Concernant les perspectives d’un cessez-le-feu, Harel écrit que le massacre de jeudi « s’est produit au milieu des efforts américains pour parvenir à un nouvel accord sur la libération des otages, dont la première phase serait accompagnée d’un cessez-le-feu de six semaines. Il est possible que Washington profite de la catastrophe pour accroître la pression sur Israël afin qu’il limite son activité militaire et accepte une solution rapide ».
Un appel à mettre fin à la guerre est lancé en Israël
Ce n’est pas seulement Harel qui écrit à ce sujet.

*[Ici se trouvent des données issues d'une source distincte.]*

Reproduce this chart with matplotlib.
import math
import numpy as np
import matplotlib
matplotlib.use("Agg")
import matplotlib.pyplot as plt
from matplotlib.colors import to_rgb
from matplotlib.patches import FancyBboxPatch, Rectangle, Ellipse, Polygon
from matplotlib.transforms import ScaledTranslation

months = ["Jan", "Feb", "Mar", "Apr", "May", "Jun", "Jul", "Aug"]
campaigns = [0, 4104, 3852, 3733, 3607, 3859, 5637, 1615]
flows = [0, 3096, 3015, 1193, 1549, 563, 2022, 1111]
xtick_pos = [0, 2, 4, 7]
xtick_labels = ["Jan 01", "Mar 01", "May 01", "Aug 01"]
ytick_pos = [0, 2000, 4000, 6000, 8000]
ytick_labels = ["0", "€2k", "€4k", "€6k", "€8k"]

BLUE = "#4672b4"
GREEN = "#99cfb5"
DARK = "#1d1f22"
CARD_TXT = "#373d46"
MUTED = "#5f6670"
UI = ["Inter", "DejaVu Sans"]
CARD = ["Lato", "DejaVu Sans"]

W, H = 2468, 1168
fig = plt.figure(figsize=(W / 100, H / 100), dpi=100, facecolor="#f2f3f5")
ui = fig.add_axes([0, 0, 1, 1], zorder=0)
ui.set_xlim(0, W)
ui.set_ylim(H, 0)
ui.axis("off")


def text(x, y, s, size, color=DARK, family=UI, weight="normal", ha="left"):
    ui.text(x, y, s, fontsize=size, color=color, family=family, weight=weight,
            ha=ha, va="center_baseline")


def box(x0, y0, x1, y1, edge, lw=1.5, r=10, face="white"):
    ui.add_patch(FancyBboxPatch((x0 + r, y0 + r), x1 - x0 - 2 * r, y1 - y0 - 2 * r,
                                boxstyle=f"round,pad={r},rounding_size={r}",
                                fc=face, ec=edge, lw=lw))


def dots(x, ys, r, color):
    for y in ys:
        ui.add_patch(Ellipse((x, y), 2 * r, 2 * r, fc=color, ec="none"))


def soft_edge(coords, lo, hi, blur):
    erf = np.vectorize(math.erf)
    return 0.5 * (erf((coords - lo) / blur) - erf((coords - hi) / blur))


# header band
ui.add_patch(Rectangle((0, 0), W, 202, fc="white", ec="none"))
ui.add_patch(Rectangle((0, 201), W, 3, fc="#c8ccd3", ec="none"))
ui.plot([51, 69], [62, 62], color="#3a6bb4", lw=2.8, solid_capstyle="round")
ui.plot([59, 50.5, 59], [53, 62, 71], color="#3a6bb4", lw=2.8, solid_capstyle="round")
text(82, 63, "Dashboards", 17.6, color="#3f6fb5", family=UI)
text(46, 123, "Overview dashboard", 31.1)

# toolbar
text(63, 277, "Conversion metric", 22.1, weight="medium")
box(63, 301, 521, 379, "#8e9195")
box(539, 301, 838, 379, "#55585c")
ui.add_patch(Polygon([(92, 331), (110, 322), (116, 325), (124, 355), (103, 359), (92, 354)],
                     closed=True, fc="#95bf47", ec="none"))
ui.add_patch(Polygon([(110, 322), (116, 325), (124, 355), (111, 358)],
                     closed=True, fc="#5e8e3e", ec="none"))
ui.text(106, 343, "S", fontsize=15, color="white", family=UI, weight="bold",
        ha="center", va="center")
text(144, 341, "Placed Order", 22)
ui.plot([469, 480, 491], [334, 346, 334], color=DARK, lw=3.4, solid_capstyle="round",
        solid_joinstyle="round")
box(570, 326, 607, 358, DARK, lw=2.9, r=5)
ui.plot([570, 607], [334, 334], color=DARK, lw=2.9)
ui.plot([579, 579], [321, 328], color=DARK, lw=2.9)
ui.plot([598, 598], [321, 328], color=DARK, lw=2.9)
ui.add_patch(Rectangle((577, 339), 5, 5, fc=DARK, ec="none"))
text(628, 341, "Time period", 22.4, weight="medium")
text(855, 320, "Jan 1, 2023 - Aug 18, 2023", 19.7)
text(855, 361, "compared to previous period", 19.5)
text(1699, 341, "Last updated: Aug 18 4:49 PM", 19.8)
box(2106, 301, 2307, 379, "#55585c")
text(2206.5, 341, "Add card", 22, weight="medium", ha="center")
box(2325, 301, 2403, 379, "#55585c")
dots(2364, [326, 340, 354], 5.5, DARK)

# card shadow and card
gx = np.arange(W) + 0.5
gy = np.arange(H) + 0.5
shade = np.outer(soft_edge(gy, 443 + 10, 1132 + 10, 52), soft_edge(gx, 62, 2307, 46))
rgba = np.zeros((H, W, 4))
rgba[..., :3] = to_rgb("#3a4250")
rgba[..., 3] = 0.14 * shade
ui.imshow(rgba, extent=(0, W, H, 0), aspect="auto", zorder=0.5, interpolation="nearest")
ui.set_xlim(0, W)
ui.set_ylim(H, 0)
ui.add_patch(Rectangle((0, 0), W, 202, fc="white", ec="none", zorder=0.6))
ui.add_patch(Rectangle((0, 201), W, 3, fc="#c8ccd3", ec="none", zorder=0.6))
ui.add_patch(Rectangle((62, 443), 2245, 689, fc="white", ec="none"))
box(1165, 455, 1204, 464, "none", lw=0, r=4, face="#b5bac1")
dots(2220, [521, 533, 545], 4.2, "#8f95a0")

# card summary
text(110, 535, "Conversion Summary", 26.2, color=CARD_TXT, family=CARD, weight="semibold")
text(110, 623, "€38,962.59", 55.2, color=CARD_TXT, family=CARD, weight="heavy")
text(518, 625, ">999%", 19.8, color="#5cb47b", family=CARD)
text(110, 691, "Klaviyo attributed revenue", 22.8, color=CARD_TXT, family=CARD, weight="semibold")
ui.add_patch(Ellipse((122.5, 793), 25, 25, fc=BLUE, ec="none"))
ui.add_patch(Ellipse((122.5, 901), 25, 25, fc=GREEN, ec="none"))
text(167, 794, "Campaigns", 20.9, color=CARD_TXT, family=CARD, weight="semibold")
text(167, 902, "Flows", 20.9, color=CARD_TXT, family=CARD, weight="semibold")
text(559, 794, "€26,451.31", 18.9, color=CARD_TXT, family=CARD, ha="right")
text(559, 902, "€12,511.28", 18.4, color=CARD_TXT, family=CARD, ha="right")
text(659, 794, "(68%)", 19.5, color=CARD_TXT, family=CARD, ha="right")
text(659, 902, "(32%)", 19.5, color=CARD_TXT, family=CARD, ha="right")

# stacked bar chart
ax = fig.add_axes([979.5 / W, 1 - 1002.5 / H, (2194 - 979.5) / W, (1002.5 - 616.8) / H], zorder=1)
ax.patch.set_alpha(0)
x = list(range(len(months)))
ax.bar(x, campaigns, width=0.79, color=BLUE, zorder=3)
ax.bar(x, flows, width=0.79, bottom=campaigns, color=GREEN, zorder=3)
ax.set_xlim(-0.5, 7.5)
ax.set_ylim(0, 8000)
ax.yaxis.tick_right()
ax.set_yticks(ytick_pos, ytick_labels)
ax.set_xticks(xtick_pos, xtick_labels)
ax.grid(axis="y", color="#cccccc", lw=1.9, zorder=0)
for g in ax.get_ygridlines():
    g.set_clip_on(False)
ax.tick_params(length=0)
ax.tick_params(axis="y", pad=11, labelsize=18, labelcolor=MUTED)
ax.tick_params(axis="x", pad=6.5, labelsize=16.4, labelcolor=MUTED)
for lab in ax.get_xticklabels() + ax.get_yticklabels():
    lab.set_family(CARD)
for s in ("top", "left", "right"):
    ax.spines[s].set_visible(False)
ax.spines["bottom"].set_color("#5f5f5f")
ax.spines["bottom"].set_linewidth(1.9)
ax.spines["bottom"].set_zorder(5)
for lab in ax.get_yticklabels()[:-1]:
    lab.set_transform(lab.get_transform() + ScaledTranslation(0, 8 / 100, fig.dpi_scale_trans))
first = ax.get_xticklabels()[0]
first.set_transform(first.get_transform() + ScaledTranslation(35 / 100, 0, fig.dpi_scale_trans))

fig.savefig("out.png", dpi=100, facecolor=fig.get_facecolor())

Haaretz, dans son éditorial, qui ne peut critiquer durement les forces israéliennes, lance un appel à mettre fin à la guerre. Un éditorial qui se termine de manière lapidaire : « Il est temps d’arrêter ». Le Ramadan commence le 10 mars. Date fatidique pour le cessez-le-feu. Nous verrons.

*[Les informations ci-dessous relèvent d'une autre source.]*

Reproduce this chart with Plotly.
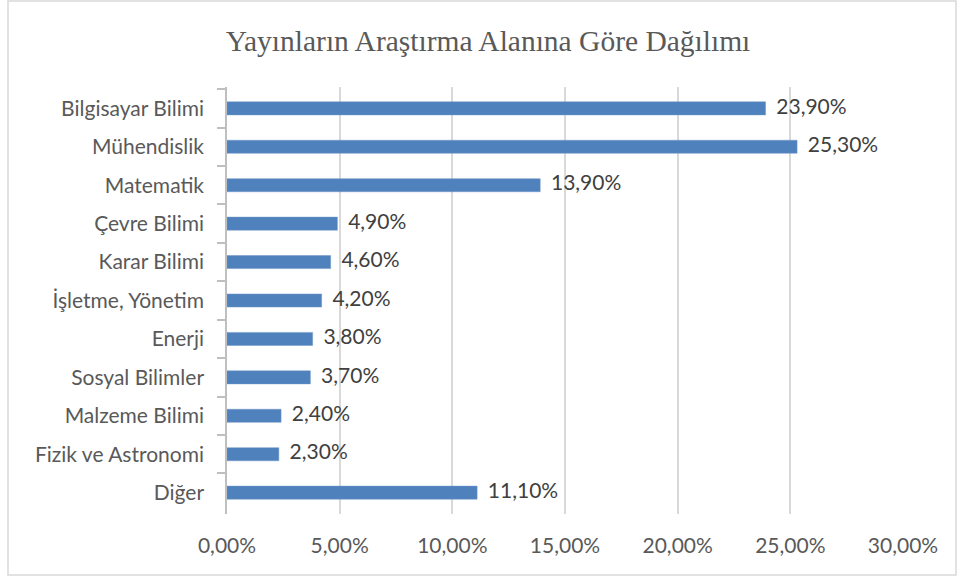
import plotly.graph_objects as go

categories = ["Bilgisayar Bilimi", "Mühendislik", "Matematik", "Çevre Bilimi", "Karar Bilimi",
              "İşletme, Yönetim", "Enerji", "Sosyal Bilimler", "Malzeme Bilimi",
              "Fizik ve Astronomi", "Diğer"]
values = [23.9, 25.3, 13.9, 4.9, 4.6, 4.2, 3.8, 3.7, 2.4, 2.3, 11.1]
x_ticks = [0, 5, 10, 15, 20, 25, 30]
x_tick_labels = ["0,00%", "5,00%", "10,00%", "15,00%", "20,00%", "25,00%", "30,00%"]
title = "Yayınların Araştırma Alanına Göre Dağılımı"

labels = ["\u00a0\u00a0" + f"{v:.2f}".replace(".", ",") + "%" for v in values]

W, H = 959, 577
L, R, T, B = 227, 903, 87, 514
pw, ph = R - L, B - T

font_fam = "Lato"
fs = 21
txt_col = "#595959"

fig = go.Figure()
fig.add_trace(go.Bar(
    y=categories, x=values, orientation="h",
    marker=dict(color="#4f81bd", line=dict(color="#6f97c9", width=0.5)),
    width=0.34, hoverinfo="skip",
))
fig.add_trace(go.Scatter(
    y=categories, x=values, mode="text", text=labels, textposition="middle right",
    textfont=dict(family=font_fam, size=fs, color="#404040"),
    cliponaxis=False, hoverinfo="skip",
))

fig.update_layout(
    width=W, height=H,
    margin=dict(l=L, r=W - R, t=T, b=H - B),
    paper_bgcolor="white", plot_bgcolor="white",
    showlegend=False,
    title=dict(text=title, x=488 / W, xanchor="center", y=1 - 41 / H, yanchor="middle",
               font=dict(family="Liberation Serif", size=29.5, color=txt_col)),
    xaxis=dict(range=[0, 30], tickvals=x_ticks, ticktext=x_tick_labels,
               showgrid=True, gridcolor="#d9d9d9", gridwidth=1.5, zeroline=False,
               showline=False, ticks="", ticklabelstandoff=17, automargin=False,
               tickfont=dict(family=font_fam, size=fs, color=txt_col)),
    yaxis=dict(categoryorder="array", categoryarray=categories, autorange="reversed",
               showline=True, linecolor="#bfbfbf", linewidth=1.5,
               ticks="outside", tickson="boundaries", ticklen=8, tickcolor="#bfbfbf", tickwidth=1.5,
               ticklabelstandoff=17, showgrid=False, automargin=False,
               tickfont=dict(family=font_fam, size=fs, color=txt_col)),
    shapes=[dict(type="rect", xref="paper", yref="paper",
                 x0=(8 - L) / pw, x1=(956 - L) / pw,
                 y0=(B - 575) / ph, y1=(B - 1) / ph,
                 line=dict(color="#d9d9d9", width=1.5))],
)

fig.write_html("out.html", config={"displayModeBar": False},
               post_script="document.body.style.margin='0';")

Une autre mention de Harel mérite une note secondaire : « Certaines personnalités israéliennes de haut rang continuent de se plaindre de l’ingérence des Américains dans les efforts de Tsahal pour achever la conquête de la bande de Gaza, et du fait qu’ils ont également le projet d’Israël de lancer une opération surprise. L’attaque contre le Hezbollah du 11 octobre a été déjouée ».
La pression pour étendre la guerre au Liban est toujours forte, voire très forte. Étendre la guerre aurait l’effet d’un lavage capable d’effacer et de faire oublier tout ce qui s’est passé à Gaza. En plus d’obliger l’Occident à resserrer les rangs et à se rapprocher encore davantage de son allié du Moyen-Orient.